Before the Dodgers moved to Los Angeles in 1958, my dad and I would root for the Hollywood Stars, a Pittsburgh farm team, at Gilmore Field in Los Angeles, near the Pan Pacific and Farmers Market. My dad was a very amateur artist and this picture of Gilmore Field was a birthday present the year the Dodgers moved to LA.
From then on it was the Coliseum to watch the Dodgers, and later Dodger Stadium*. But most times it was Vin Scully over the radio. I knew I enjoyed listening to him call the game. He knew all the players' stats, stories of their personal lives, their training, and lots of other baseball trivia, that he would weave together to make listening to a baseball game on the radio exciting. And there was that voice. He was like a family friend. Many nights I had my radio under the cover to hear the end of the game when it was supposed to be off. And if you went to the game you would hear his voice echoing from transistor radios all around you.

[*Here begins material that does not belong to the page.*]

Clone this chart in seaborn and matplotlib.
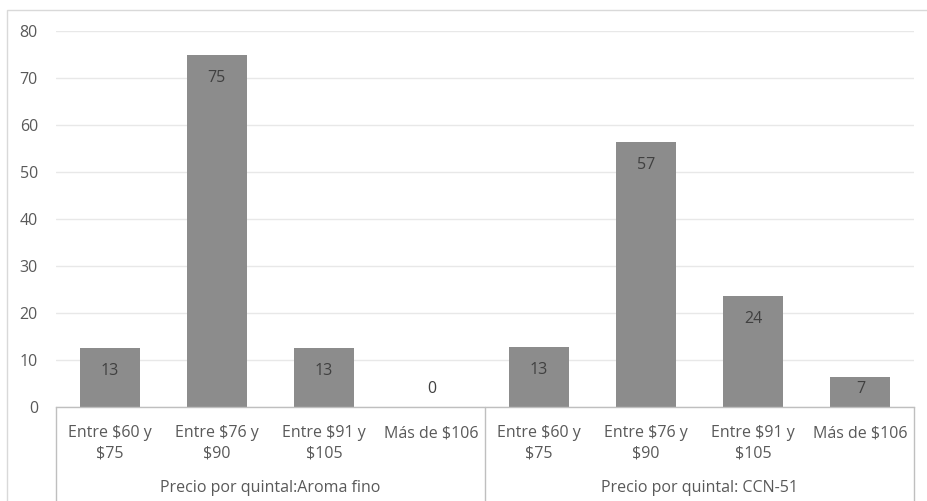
import matplotlib
matplotlib.use("Agg")
import matplotlib.pyplot as plt
import matplotlib.transforms as mtransforms
from matplotlib.patches import Rectangle
import seaborn as sns
import pandas as pd

# ---- data ----
groups = ["Precio por quintal:Aroma fino", "Precio por quintal: CCN-51"]
categories = ["Entre $60 y\n$75", "Entre $76 y\n$90", "Entre $91 y\n$105", "Más de $106"]
aroma_values = [12.5, 75.0, 12.5, 0.0]
ccn_values = [12.8, 56.4, 23.7, 6.4]
aroma_labels = ["13", "75", "13", "0"]
ccn_labels = ["13", "57", "24", "7"]
y_ticks = [0, 10, 20, 30, 40, 50, 60, 70, 80]

rows = []
for g, vals, labs in [(groups[0], aroma_values, aroma_labels), (groups[1], ccn_values, ccn_labels)]:
    for c, v, l in zip(categories, vals, labs):
        rows.append({"key": g + "|" + c, "group": g, "cat": c, "value": v, "label": l})
df = pd.DataFrame(rows)

sns.set_theme(style="white")
plt.rcParams["font.family"] = ["Open Sans", "DejaVu Sans"]

TXT = "#595959"
FS = 11.5
fig = plt.figure(figsize=(9.27, 5.01), dpi=100)
W, H = 927, 501
left, right, y0, ytop = 56, 914, 407, 31
ax = fig.add_axes([left / W, (H - y0) / H, (right - left) / W, (y0 - ytop) / H])

sns.barplot(data=df, x="key", y="value", order=list(df["key"]), color="#8c8c8c",
            saturation=1, width=0.56, ax=ax, edgecolor="none")

ax.set_ylim(0, 80)
ax.set_xlim(-0.5, len(df) - 0.5)
ax.set_yticks(y_ticks)
ax.set_yticklabels([str(t) for t in y_ticks], color=TXT, fontsize=FS)
ax.tick_params(axis="y", length=0, pad=13)
ax.yaxis.grid(True, color="#e8e8e8", linewidth=1)
ax.set_axisbelow(True)
for s in ["top", "right", "left"]:
    ax.spines[s].set_visible(False)
ax.spines["bottom"].set_color("#bfbfbf")
ax.spines["bottom"].set_linewidth(1)
ax.set_xlabel("")
ax.set_ylabel("")

ax.set_xticks(range(len(df)))
ax.set_xticklabels(df["cat"], color=TXT, fontsize=FS, linespacing=1.35)
ax.tick_params(axis="x", length=0, pad=13)

# data labels
px_per_unit = (y0 - ytop) / 80.0
for i, (v, l) in enumerate(zip(df["value"], df["label"])):
    if v > 0:
        off_px = min(23.0, v * px_per_unit / 2.0 - 3)
        ax.annotate(l, (i, v), xytext=(0, -off_px * 0.72), textcoords="offset points",
                    ha="center", va="center", color="#404040", fontsize=FS)
    else:
        ax.annotate(l, (i, v), xytext=(0, 18 * 0.72), textcoords="offset points",
                    ha="center", va="center", color="#404040", fontsize=FS)

# group dividers and group labels
trans = mtransforms.blended_transform_factory(ax.transData, ax.transAxes)
bottom_ax = -(H - y0) / (y0 - ytop)
n = len(categories)
for xd in [-0.5, n - 0.5, 2 * n - 0.5]:
    ax.plot([xd, xd], [0, bottom_ax], transform=trans, color="#bfbfbf", lw=1, clip_on=False)
for gi, g in enumerate(groups):
    xc = gi * n + (n - 1) / 2
    ax.text(xc, -(488 - y0) / (y0 - ytop), g, transform=trans, ha="center", va="center",
            color=TXT, fontsize=FS)

# outer chart border
fig.patches.append(Rectangle((7 / W, -0.01), 1.0, (H - 10) / H + 0.01, transform=fig.transFigure,
                             fill=False, edgecolor="#d9d9d9", lw=1))

fig.savefig("out.png", dpi=100)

What I didn't know at the time was how special he was. That came over the years as I grew up and moved off. I'd come back and Vin Scully was still doing Dodger play-by-play. And he was at it, it seemed, forever. A part of my history kept alive by that voice calling plays. Even my grandson has heard Vin Scully calling Dodger games live.
So thanks Vin Scully. You enriched my life and millions of others for so many, many years.
My main Scully years were all radio and I tried to find some audio to post here, but here's a complication of Scully calling different games on television. Best I can do for now.
*The story of Dodger Stadium is not one to be proud of. It involved the displacement of an important community of Mexican-Americans near downtown LA.